Attitude of gratitude. Try it.

Sunday, January 22, 2012

Here are some simple recipes to add to your cookbook.

For misery and unhappiness:



For faith and happiness:



This is what I learned from my Sunday. What did you learn from yours?

Friday, January 20, 2012

And so it begins.

Fort Lauderdale, FL. Haitian Creole speaking.

I guessed Florida on the guessing sheet.

I cried when he opened it, even though I promised him and myself that I wouldn't. So I buried my face in Whitney's shoulder so nobody could see.

I wasn't crying tears of sadness, though. I call them my tears of overwhelming emotion. They have no definition. I'm sure you know what I'm talking about.

We didn't get to talk like he said we would after everyone left.

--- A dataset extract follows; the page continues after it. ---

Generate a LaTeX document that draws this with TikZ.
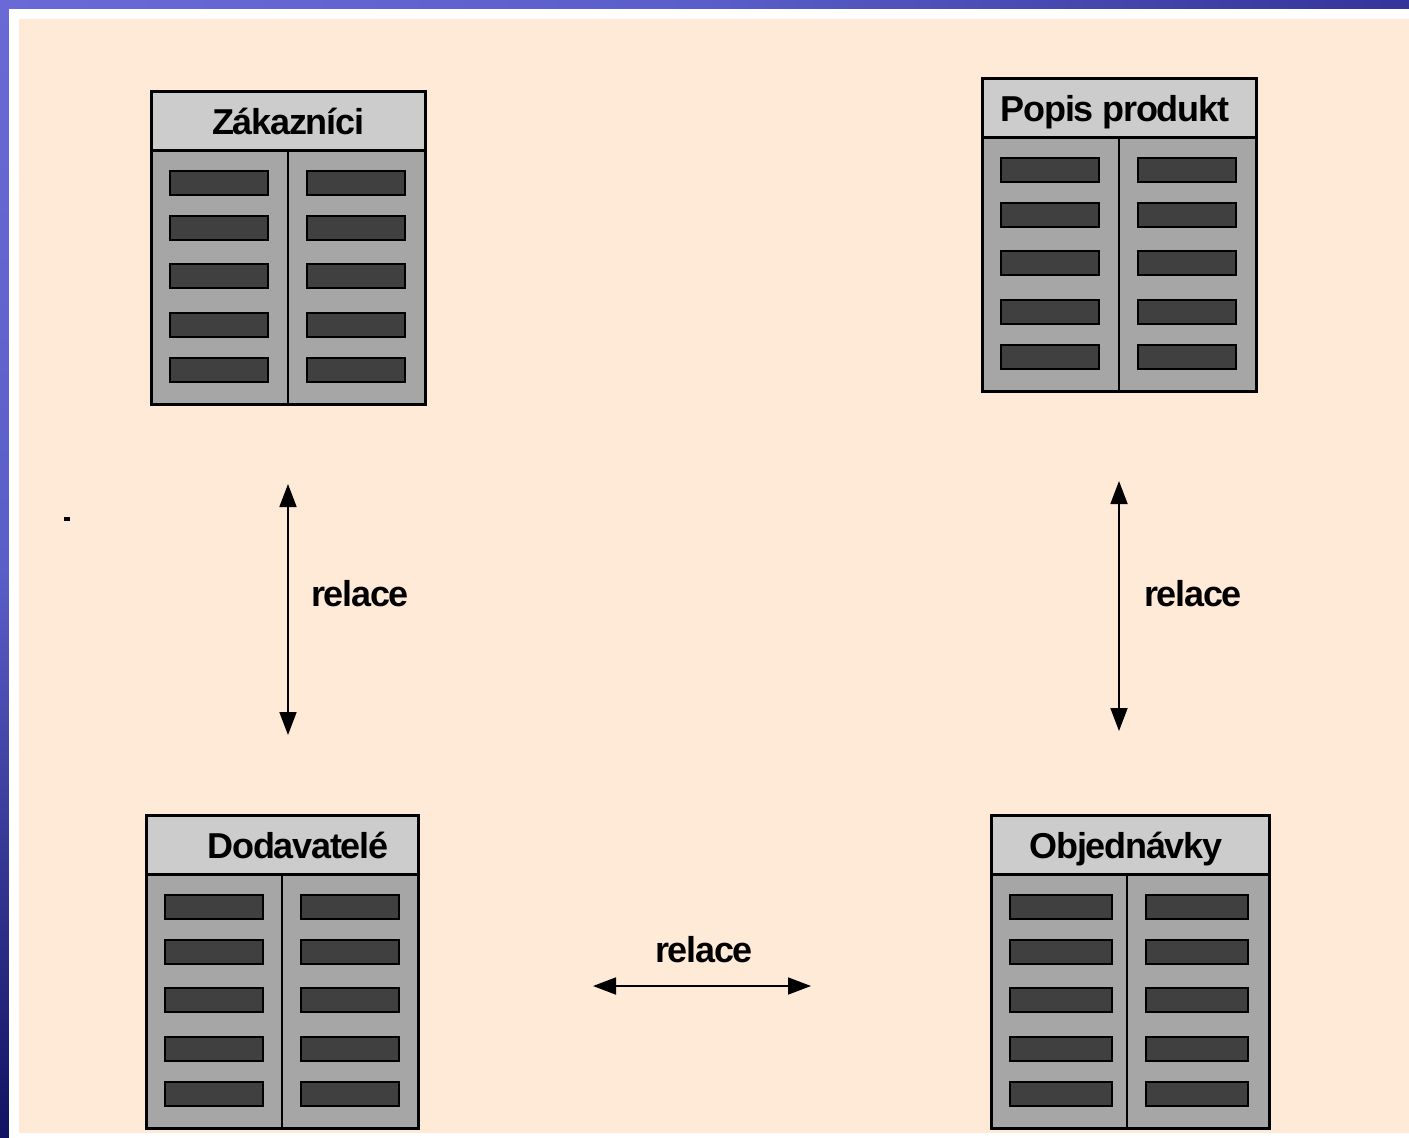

I know it's not about me. I'm not thinking that way at all. In fact, I'm not even sad. I guess I'm just letting it sink in very slowly that he's going to be gone. And I couldn't be more happy for him.

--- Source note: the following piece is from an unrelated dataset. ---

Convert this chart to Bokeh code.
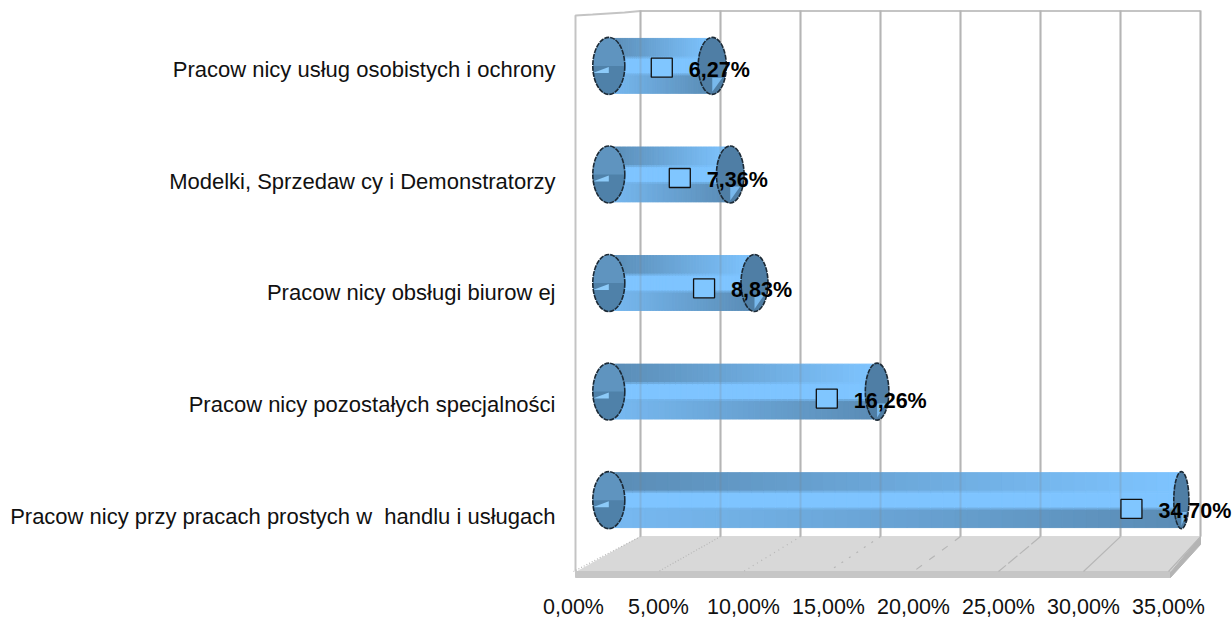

Suzie, I'm so proud of him. His determination amazes me. He's got the strongest testimony and he bears it in a way that just makes you happy about the gospel. He's so caring about people individually, which is going to make him an even more fantastic missionary. He's going to change lives. He's going to save souls. He's the most incredible young man I've ever met.

I can't wait to continue supporting him on this journey.

Congratulations to dear Gregory. May the next 2 years be the best.

Thursday, January 19, 2012

It's one of those nights I wish I had lived at home.

It's one of those nights where you meet a nice and attractive young man that you get along really well with... only to find out that he's a year younger than you.

It's one of those nights where two strange RM's hit on you in the strangest ways possible.
        "No, we have not met before. Stop trying to be all charming by trying to remember me. There's nothing to remember."
           "No, I don't like you kissing my hand and attempting to stroke my hair. I've known you for 2 minutes."

It's one of those nights where every single one of your roommates has finished their homework and are partying. And making you feel like a dweeb since you're diligently doing yours.

It's one of those nights where I remember why I haven't really been social this semester.

It's one of those nights that I wish these weird boys would find ANYWHERE ELSE IN THE WORLD to talk than right outside my door.

It's one of those nights where I just want to be at USU (I did tell you I officially decided to transfer, right?)

It's one of those nights... where I just want a real friend with me.

I miss you, Suze.

Wednesday, January 18, 2012

I like this mission stuff.

Oh, but I do! All of my friends are getting their calls and nothing makes me happier. Especially my best friend, who opens his call on Friday. I'm pretty sure I'm more excited about it than he is. When I saw it sitting up there on his mantle, the golden bow on it glistening, I ran up to it, grabbed it, and tried to make a run for it because I'm SO anxious to know where he's going. Thank you. I know I'm immature.

And you know what else? Brother comes home in 28 days, 16 hours, 39 minutes and 39 seconds. 38. 37. 36....

I'm just happy. The gospel is true. Nothing else to it.

Tuesday, January 17, 2012

Hi.

You prouda me? It only took me 20 years (as my roommate would say) to get this blog up and running. But here ya go. I hope you like it.

SO. I hope you know that this blog is special. Just for you :) and that I was very hesitant to do it because I really am against blogging. So congratulations, special cousin. This is just for you. And anyone else that dares read.

Love you Suze. Catch some waves for me!